From the point of view of cyclic cosmology, the appearance of the “superdevil's axis” is natural and is associated with the global anisotropy of the Universe, which is more complex than the Doppler dipole and can manifest itself in both the dipole and quadrupole-octupole components of the relic radiation, as well as in other anisotropic effects. We can confidently say that the Universe has a center – and it is located in the area of the Earth's South Pole (this “earthly” direction of the axis of the Universe, of course, is just a coincidence with an accuracy of about 20 degrees). Recently, this theory predicted the existence of a nanohertz relic background of gravitational waves – and this prediction was confirmed by the NANOGrav consortium of radio telescopes. I will not go into details, because the publishing house “Piter” has just released the book “Pulsating Universe”, which opens up our amazing Phoenix Universe to anyone who dares to make a cosmological flight (https://www.piter.com/collection/soon/product/pulsiruyuschaya-vselennaya).

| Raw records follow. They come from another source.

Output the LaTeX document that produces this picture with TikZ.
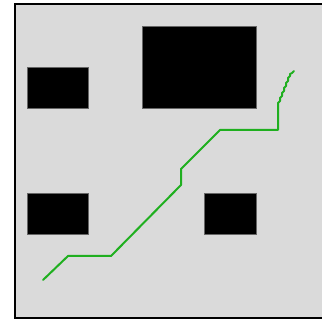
\documentclass[tikz,border=0pt]{standalone}
\usepackage{xcolor}
\definecolor{mapgray}{HTML}{DADADA}
\definecolor{pathgreen}{HTML}{1FAF1F}
\usetikzlibrary{calc}
\tikzset{
  field/.style   ={fill=mapgray, draw=none},
  frame/.style   ={draw=black, line width=2pt},
  obstacle/.style={fill=black, draw=black!60, line width=0.5pt},
  route/.style   ={draw=pathgreen, line width=2pt, line join=round, line cap=round},
}

\begin{document}
\begin{tikzpicture}[x=1pt, y=-1pt]
  \useasboundingbox (0,0) rectangle (322,320);
  % free space and its frame
  \fill[field] (15,4) rectangle (322,318);
  \draw[frame] (322,4) -- (15,4) -- (15,318) -- (322,318);
  % obstacles
  \draw[obstacle] (27,67)   rectangle (88,108);
  \draw[obstacle] (142,26)  rectangle (256,108);
  \draw[obstacle] (27,193)  rectangle (88,234);
  \draw[obstacle] (204,193) rectangle (256,234);
  % planned path
  \coordinate (start) at (43,280);
  \coordinate (goal)  at (294,71);
  \draw[route] (start) -- (68,256) -- (111,256) -- (181,185) -- (181,169)
    -- (220,130) -- (278,130) -- (278,103)
    -- (280,101) -- (280,98) -- (282,96) -- (282,93) -- (284,91) -- (284,88)
    -- (286,86) -- (286,83) -- (288,81) -- (288,78) -- (290,76) -- (290,74)
    -- (292,73) -- (goal);
\end{tikzpicture}
\end{document}
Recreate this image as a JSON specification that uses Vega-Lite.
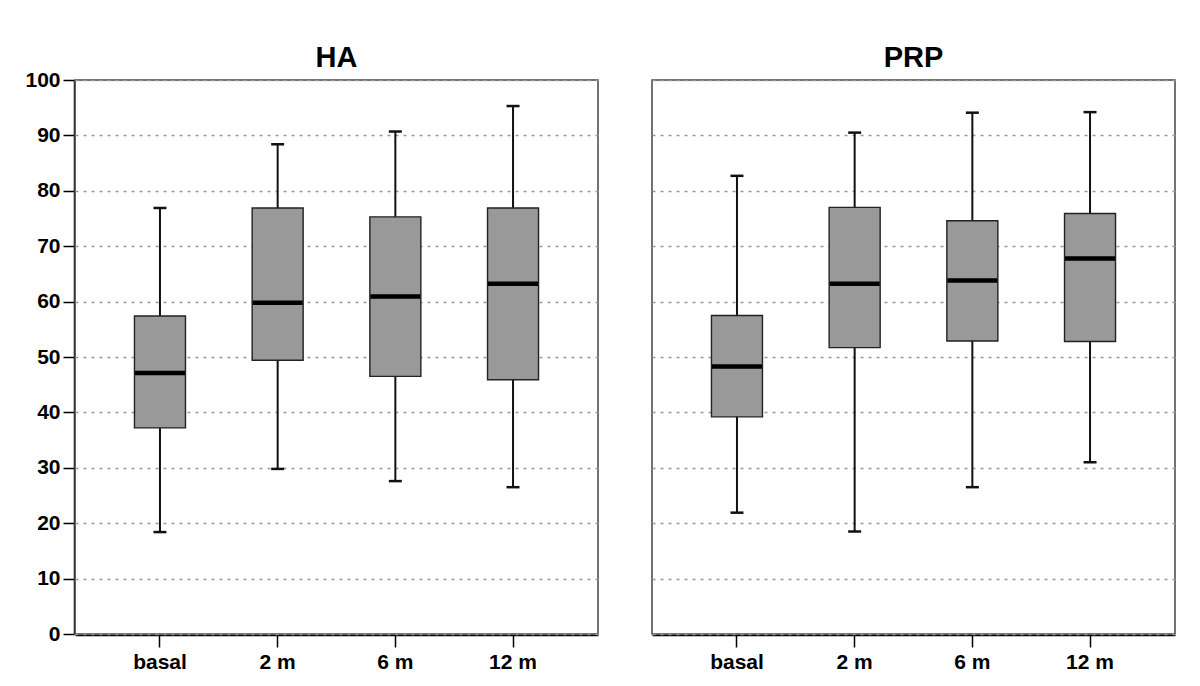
{
  "$schema": "https://vega.github.io/schema/vega-lite/v6.json",
  "padding": {"left": 24, "top": 44, "right": 0, "bottom": 0},
  "background": "white",
  "data": {"values": [
    {"group": "HA", "time": "basal", "min": 18.4, "q1": 37.2, "median": 47.1, "q3": 57.4, "max": 76.9},
    {"group": "HA", "time": "2 m", "min": 29.8, "q1": 49.4, "median": 59.8, "q3": 76.9, "max": 88.4},
    {"group": "HA", "time": "6 m", "min": 27.6, "q1": 46.5, "median": 60.9, "q3": 75.3, "max": 90.7},
    {"group": "HA", "time": "12 m", "min": 26.5, "q1": 45.9, "median": 63.2, "q3": 76.9, "max": 95.3},
    {"group": "PRP", "time": "basal", "min": 21.9, "q1": 39.2, "median": 48.3, "q3": 57.5, "max": 82.7},
    {"group": "PRP", "time": "2 m", "min": 18.5, "q1": 51.7, "median": 63.2, "q3": 77.0, "max": 90.5},
    {"group": "PRP", "time": "6 m", "min": 26.5, "q1": 52.9, "median": 63.8, "q3": 74.6, "max": 94.1},
    {"group": "PRP", "time": "12 m", "min": 31.0, "q1": 52.8, "median": 67.8, "q3": 75.9, "max": 94.2}
  ]},
  "facet": {
    "column": {
      "field": "group", "type": "nominal", "sort": ["HA", "PRP"],
      "header": {"title": null, "labelFontSize": 29, "labelFontWeight": "bold", "labelFont": "Liberation Sans", "labelColor": "black", "labelPadding": 6}
    }
  },
  "spacing": 52,
  "spec": {
    "width": 523,
    "height": 554,
    "encoding": {
      "x": {
        "field": "time", "type": "nominal", "sort": ["basal", "2 m", "6 m", "12 m"],
        "scale": {"type": "band", "paddingInner": 0, "paddingOuter": 0.222},
        "axis": {"title": null, "labelAngle": 0, "tickSize": 12, "tickColor": "black", "tickWidth": 1.5, "domainColor": "black", "domainWidth": 1.5, "labelFont": "Liberation Sans", "labelFontSize": 21, "labelFontWeight": "bold", "labelColor": "black", "labelPadding": 4}
      }
    },
    "layer": [
      {
        "mark": {"type": "rule", "color": "#111", "strokeWidth": 2},
        "encoding": {
          "y": {
            "field": "min", "type": "quantitative",
            "scale": {"domain": [0, 100], "nice": false},
            "axis": {"title": null, "values": [0, 10, 20, 30, 40, 50, 60, 70, 80, 90, 100], "grid": true, "gridDash": [3, 5], "gridColor": "#999", "gridWidth": 1.5, "tickSize": 11, "tickColor": "black", "tickWidth": 1.5, "domainColor": "black", "domainWidth": 1.5, "labelFont": "Liberation Sans", "labelFontSize": 21, "labelFontWeight": "bold", "labelColor": "black", "labelPadding": 3}
          },
          "y2": {"field": "max"}
        }
      },
      {
        "mark": {"type": "bar", "size": 51, "fill": "#999999", "stroke": "#222", "strokeWidth": 1.4},
        "encoding": {
          "y": {"field": "q1", "type": "quantitative"},
          "y2": {"field": "q3"}
        }
      },
      {
        "mark": {"type": "tick", "size": 50, "thickness": 4.5, "color": "black", "opacity": 1},
        "encoding": {"y": {"field": "median", "type": "quantitative"}}
      },
      {
        "mark": {"type": "tick", "size": 13, "thickness": 2.5, "color": "#111", "opacity": 1},
        "encoding": {"y": {"field": "min", "type": "quantitative"}}
      },
      {
        "mark": {"type": "tick", "size": 13, "thickness": 2.5, "color": "#111", "opacity": 1},
        "encoding": {"y": {"field": "max", "type": "quantitative"}}
      }
    ]
  },
  "config": {
    "view": {"stroke": "#444", "strokeWidth": 1.5},
    "axis": {"ticks": true}
  }
}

The book is written in a popular style, and an Appendix with basic mathematical solutions has been compiled for specialists. You can try out the eighth chapter of the books here, on Habr: https://habr.com/en/companies/piter/articles/815713/. The book's contents are briefly presented on the Elements website, where you can participate in the fifth hundred comments: https://elementy.ru//novosti_nauki/434235/Gipoteza_o_tsiklicheskoy_Vselennoy_poluchila_nablyudatelnuyu_podderzhku
PS I saw a comment somewhere: why did the planetary scientist Gorky decide to study cosmology in his declining years? Yes, there is a tendency when older geologists begin to build global models of the world in their old age. Well, if you really want to, you can include me in this venerable cohort, but there are still nuances. Therefore, I found it useful to briefly outline the history of the creation of this cosmological theory and book.
This story begins in 1974 or 1975, when I, at the age of 15-16, bought a small monograph by Rodichev on GTR (1974) in a Chelyabinsk bookstore and became interested in the problem of the non-tensor nature of gravitational energy. After university, where I received an education as a theoretical physicist and astrophysicist (still not a geologist!), I worked for many years on theoretical problems of celestial mechanics and planetology, but at the same time I thought about the non-tensor nature of gravitational energy and collected a library of 250 volumes on the theory of gravity in three languages, becoming an expert on this topic.

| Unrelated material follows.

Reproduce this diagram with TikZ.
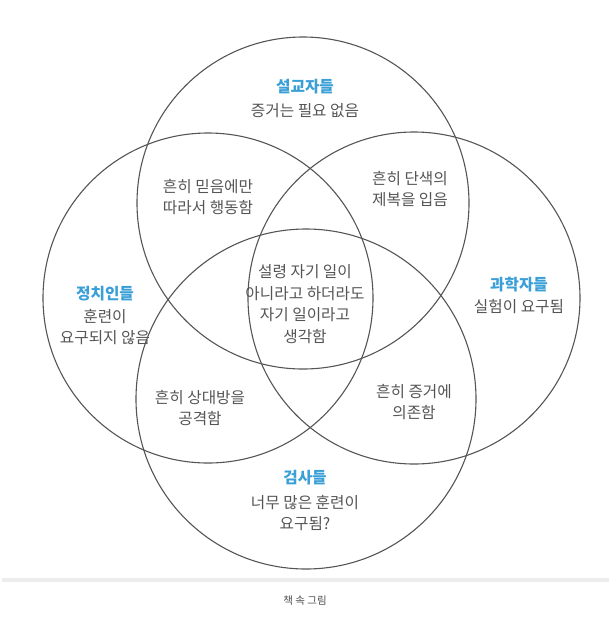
\documentclass[tikz,border=0pt]{standalone}
\usepackage{fontspec}
\setmainfont{Noto Sans CJK KR}
\definecolor{rand}{HTML}{555555}
\definecolor{schrift}{HTML}{555555}
\definecolor{titel}{HTML}{3A9FD6}
\tikzset{
    kreis/.style={draw=rand, line width=1.1pt},
    feld/.style={text=schrift, align=center, font=\fontsize{15.7}{21.5}\selectfont},
    gruppe/.style={text=titel, font=\fontsize{15.7}{21.5}\selectfont\bfseries}
}
\begin{document}
\begin{tikzpicture}[x=1pt, y=-1pt]
    \useasboundingbox (0,0) rectangle (609,625);

    % Die vier Kreise
    \draw[kreis] (303,203) circle (166);
    \draw[kreis] (208,298) circle (165);
    \draw[kreis] (414,298) circle (166);
    \draw[kreis] (306,399) circle (170);

    % Gruppen
    \node[gruppe] (prediger) at (305,87) {설교자들};
    \node[feld] (prediger text) at (305,111) {증거는 필요 없음};
    \node[gruppe] (politiker) at (105,294) {정치인들};
    \node[feld] (politiker text) at (105,327) {훈련이\\요구되지 않음};
    \node[gruppe] (forscher) at (519,285) {과학자들};
    \node[feld] (forscher text) at (519,307) {실험이 요구됨};
    \node[gruppe] (anwaelte) at (305,478) {검사들};
    \node[feld] (anwaelte text) at (305,513) {너무 많은 훈련이\\요구됨?};

    % Schnittmengen
    \node[feld] (glaube) at (208,197) {흔히 믿음에만\\따라서 행동함};
    \node[feld] (uniform) at (410,189) {흔히 단색의\\제복을 입음};
    \node[feld] (angriff) at (200,408) {흔히 상대방을\\공격함};
    \node[feld] (beweis) at (414,402) {흔히 증거에\\의존함};
    \node[feld] (mitte) at (305,304) {설령 자기 일이\\아니라고 하더라도\\자기 일이라고\\생각함};

    % Trennlinie und Unterschrift
    \fill[black!7] (2,578) rectangle (609,582);
    \node[text=black!70, font=\fontsize{10.5}{12}\selectfont] (unterschrift) at (305,601) {책 속 그림};
\end{tikzpicture}
\end{document}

There are two main points of view on this problem. According to the most popular point of view, held by Einstein himself before 1916, gravitational waves have energy and gravitational mass. According to the less well-known point of view, held after 2019 (and until the end of his life) by Einstein, Eddington, Schrödinger and others, gravitational waves have a non-tensor pseudo-energy, which is not the source of the gravitational field. (Appendix 1 of the book summarizes the main information I have collected on this topic.) As a physicist, I initially supported the first point of view, but then I realized that the Einstein-Eddington-Schrödinger interpretation is correct, and therefore the problem of the non-tensor nature is solved without my efforts. I thought that the difference between the two interpretations was practically insignificant, since gravitational waves have negligible energy.
But then came 1998, when an unknown factor accelerating the expansion of the universe was discovered. At that time, I was working in the cosmology group at the Goddard Space Flight Center, processing data from the COBE satellite, helping to choose a site for the future Webb telescope, where the zodiacal light is minimal. I shared an office with cosmologist Sasha Kashlinsky, who repeatedly suggested that I investigate the mysterious acceleration of the expansion of the universe. Not immediately, but I began to wonder: where in general relativity could the antigravitational forces responsible for events like the Big Bang or the acceleration of the universe come from? Suddenly, my experience with gravitational energy resonated with this cosmological problem: I realized that the collapse of the universe would look completely different in the two interpretations of general relativity.
If gravitational waves have gravitational mass, then the collapse does not change the total mass of the Universe and singularity is inevitable. However, if the generation of gravitational radiation, which has no gravitational mass, reduces the total mass of the world, this will open up prospects for solving the problems of the Big Bang and singularity. After all, the generation of gravitational waves increases as R^-5, quickly outpacing the growth of gravity R^-2. By 2003, within the framework of quasi-Newtonian physics, I managed to show (and briefly publish) that due to the decrease in the gravitational mass of the system, a new term appears in the law of gravity, which can describe both antigravity and hypergravity. This was an insight and a breakthrough – and then I was not yet the old man of today, but a quite vigorous scientist in his forties!
Then I moved on to other projects. Only in the fall of 2015, after conversations with my co-author Sasha Vasilkov, a graduate of MIPT, did I return to the topic of cosmology. We decided to confirm the 2003 formula for antigravity and hypergravity within the framework of general relativity. And we succeeded – in 2016 a seminal article was published in MNRAS (https://academic.oup.com/mnras/article/461/3/2929/2608669 – by the way, 17 thousand views!). From 2016 to 2022, we, together with other co-authors, obtained a number of new results within the framework of the cyclic Universe model. These results formed the basis of this book, which has already been published and which will still make a lot of noise, because it opens up a completely new view of our unique Universe!